"Let books be your dining table, / And you shall be full of delights. / Let them be your
mattress,/
And you shall sleep restful nights" (St. Ephraim the Syrian).


Wednesday, February 24, 2021

Do Clothes Maketh the Monk?

Growing up an Anglican altar boy, I was fascinated by vestments, and utterly, secretly thrilled when I first got to done cassock and surplice. Uniforms of all types continue to fascinate, even if today I generally tend to wonder, as a good Freudian should, about the urges some have--stronger in others, we always assume--to dress up, to be saluted or venerated or curtsied to based in large part on titles and clothes. 

Monastics are supposed to immunize themselves from these temptations by wearing death-to-the-world black, or other simple habits often of rough and monochromatic nature. But debates about such garments are as old as monasticism itself, as a forthcoming book by Ingvild  Sælid Gilhus suggests: Clothes and Monasticism in Ancient Christian Egypt: A New Perspective on Religious Garments (Routledge, March 2021), 212pp. 

About this book the publisher tells us this:

This book is an exploration of the ideals and values of the ascetic and monastic life, as expressed through clothes. Clothes are often seen as an extension of us as humans, a determinant of who we are and how we experience and interact with the world. In this way, they can play a significant role in the embodied and material aspects of religious practice.

The focus of this book is on clothing and garments among ancient monastics and ascetics in Egypt, but with a broader outlook to the general meaning and function of clothes in religion.

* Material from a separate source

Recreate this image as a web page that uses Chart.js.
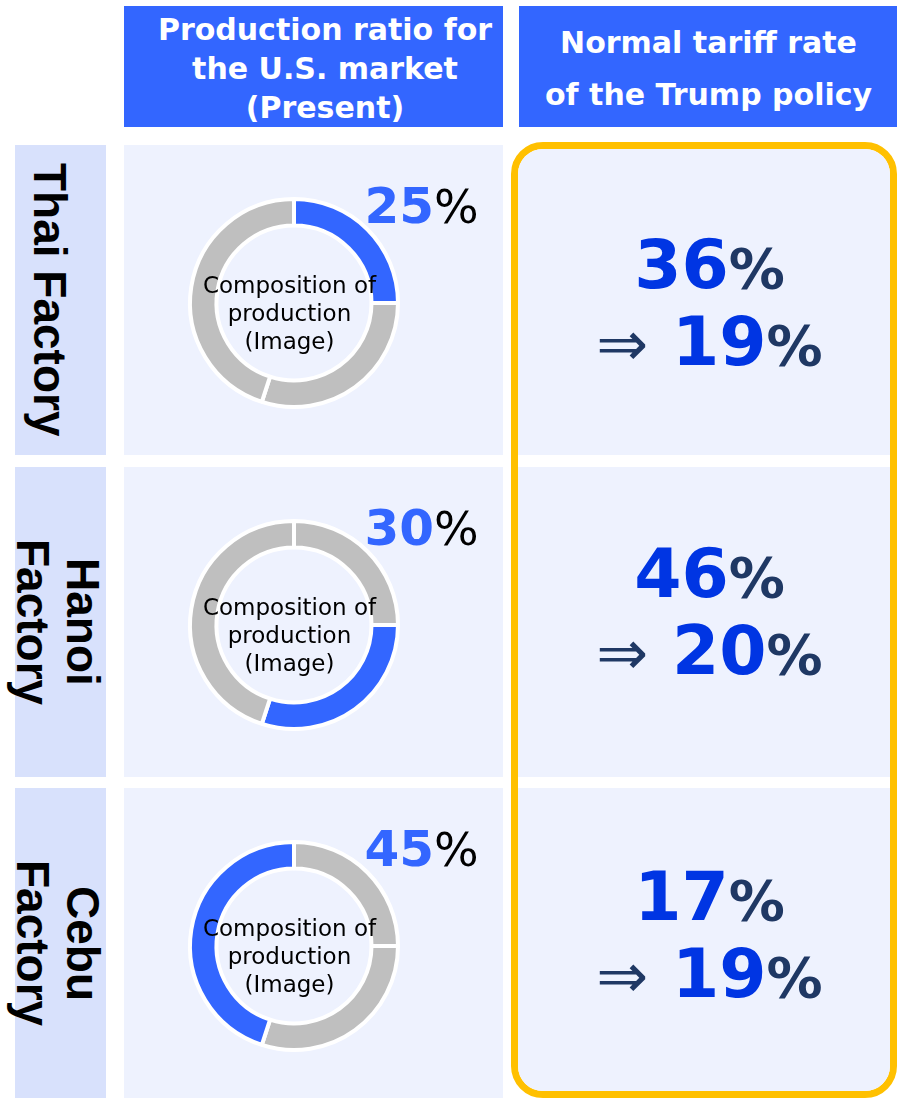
<!DOCTYPE html>
<html>
<head>
<meta charset="utf-8">
<script src="https://cdn.jsdelivr.net/npm/chart.js@4.4.1/dist/chart.umd.min.js"></script>
<style>
  html, body { margin:0; padding:0; background:#ffffff; overflow:hidden; }
  #page { width:897px; height:1098px; position:relative; overflow:hidden; background:#ffffff; }
  .abs { position:absolute; }
  .hdr { position:absolute; background:#3366FF; color:#ffffff; font-family:"DejaVu Sans", sans-serif; font-weight:bold; font-size:30px; text-align:center; box-sizing:border-box; white-space:nowrap; }
  .lab { position:absolute; left:15px; width:91px; background:#D8E1FC; }
  .labtxt { position:absolute; writing-mode:vertical-rl; font-family:"Liberation Sans", Arial, sans-serif; font-weight:bold; font-size:46px; line-height:50px; text-align:center; white-space:nowrap; color:#000; }
  .mid { position:absolute; left:124px; width:379px; background:#EEF2FE; }
  .ctr { position:absolute; width:200px; font-family:"DejaVu Sans", sans-serif; font-size:23px; line-height:28px; text-align:center; color:#000; white-space:nowrap; }
  .pct { position:absolute; font-family:"DejaVu Sans", sans-serif; font-weight:bold; font-size:50px; line-height:1; color:#3366FF; white-space:nowrap; }
  .pct .ps { font-weight:normal; font-size:47px; color:#000; }
  .box { position:absolute; left:511px; top:142px; width:386px; height:956px; border:7px solid #FFC000; border-radius:32px; box-sizing:border-box; background:#ffffff; overflow:hidden; }
  .cell { position:absolute; left:0; width:372px; background:#EEF2FE; }
  .tl { position:absolute; left:519px; width:381px; text-align:center; font-family:"DejaVu Sans", sans-serif; font-weight:bold; font-size:68px; line-height:1; white-space:nowrap; }
  .tl .d { color:#0035E3; }
  .tl .p { color:#1F3864; font-size:56px; }
  .tl .a { color:#1F3864; font-weight:normal; font-size:62px; }
</style>
</head>
<body>
<div id="page"></div>
<script>
// ---- data ----
const factories = ["Thai Factory", "Hanoi Factory", "Cebu Factory"];
const labelLines = [["Thai Factory"], ["Hanoi", "Factory"], ["Cebu", "Factory"]];
const compositionSegments = [25, 30, 45];      // production composition (image)
const usMarketShare = [25, 30, 45];            // production ratio for the U.S. market
const highlightSegment = [0, 1, 2];            // which segment is the U.S. share
const tariffNormal = [36, 46, 17];             // normal tariff rate
const tariffTrump = [19, 20, 19];              // Trump policy rate
const headerLeft = ["Production ratio for", "the U.S. market", "(Present)"];
const headerRight = ["Normal tariff rate", "of the Trump policy"];
const centerText = ["Composition of", "production", "(Image)"];

// ---- layout (positions, not data) ----
const ROW_TOP = [145, 467, 788];
const ROW_H = 310;
const TARIFF_BASE = [143, 130, 132];
const BLUE = "#3366FF", GRAY = "#BFBFBF";
const page = document.getElementById("page");

function el(cls, style, html, parent) {
  const d = document.createElement("div");
  if (cls) d.className = cls;
  Object.assign(d.style, style);
  if (html !== undefined) d.innerHTML = html;
  (parent || page).appendChild(d);
  return d;
}

// headers
el("hdr", {left:"124px", top:"6px", width:"379px", height:"121px", paddingLeft:"23px", paddingTop:"4px", lineHeight:"39px"}, headerLeft.join("<br>"));
el("hdr", {left:"519px", top:"6px", width:"378px", height:"121px", paddingLeft:"1px", paddingTop:"10.6px", lineHeight:"52px"}, headerRight.join("<br>"));

// right framed column
const box = el("box", {});
ROW_TOP.forEach((t, i) => {
  el("cell", {top:(t - 149) + "px", height:ROW_H + "px"}, undefined, box);
});

factories.forEach((name, i) => {
  const top = ROW_TOP[i];
  // label column
  el("lab", {top:top + "px", height:ROW_H + "px"});
  const nLines = labelLines[i].length;
  const right = nLines === 1 ? 75 : 108;
  el("labtxt", {top:top + "px", height:ROW_H + "px", left:(right - 50 * nLines) + "px", width:(50 * nLines) + "px"}, labelLines[i].join("<br>"));

  // middle cell
  el("mid", {top:top + "px", height:ROW_H + "px"});

  // doughnut
  const size = 232;
  const cx = 293.5, cy = top + 158;
  const wrap = el("abs", {left:(cx - size / 2) + "px", top:(cy - size / 2) + "px", width:size + "px", height:size + "px"});
  const cv = document.createElement("canvas");
  cv.width = size; cv.height = size;
  cv.style.width = size + "px"; cv.style.height = size + "px";
  wrap.appendChild(cv);
  const colors = compositionSegments.map((v, k) => k === highlightSegment[i] ? BLUE : GRAY);
  const outerR = 104, innerR = 77.5;
  new Chart(cv, {
    type: "doughnut",
    data: {
      labels: ["Segment A", "Segment B", "Segment C"],
      datasets: [{
        data: compositionSegments,
        backgroundColor: colors,
        borderColor: "#ffffff",
        borderWidth: 4,
        hoverOffset: 0
      }]
    },
    options: {
      responsive: false,
      animation: false,
      radius: outerR,
      cutout: (innerR / outerR * 100) + "%",
      layout: { padding: 0 },
      plugins: { legend: { display: false }, tooltip: { enabled: false } },
      events: []
    }
  });

  // center text
  el("ctr", {left:(289.5 - 100) + "px", top:(top + 126) + "px"}, centerText.join("<br>"));

  // U.S. share label
  el("pct", {left:"364.5px", top:(top + 36) + "px"}, usMarketShare[i] + '<span class="ps">%</span>');

  // tariff text
  const b1 = top + TARIFF_BASE[i];
  el("tl", {top:(b1 - 57.5) + "px"}, '<span class="d">' + tariffNormal[i] + '</span><span class="p">%</span>');
  el("tl", {top:(b1 + 77 - 57.5) + "px"}, '<span class="a">\u21D2</span> <span class="d">' + tariffTrump[i] + '</span><span class="p">%</span>');
});
</script>
</body>
</html>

The garments of the Egyptian ascetics and monastics are important because they belong to a period of transition in the history of Christianity and very much represent this way of living. This study combines a cognitive perspective on clothes with an attempt to grasp the embodied experiences of being clothed, as well as viewing clothes as potential actors. Using sources such as travelogues, biographies, letters, contracts, images, and garments from monastic burials, the role of clothes is brought into conversation with material religion more generally.

This unique study builds links between ancient and contemporary uses of religious clothing. It will, therefore, be of interest to any scholar of religious studies, religious history, religion in antiquity, and material religion.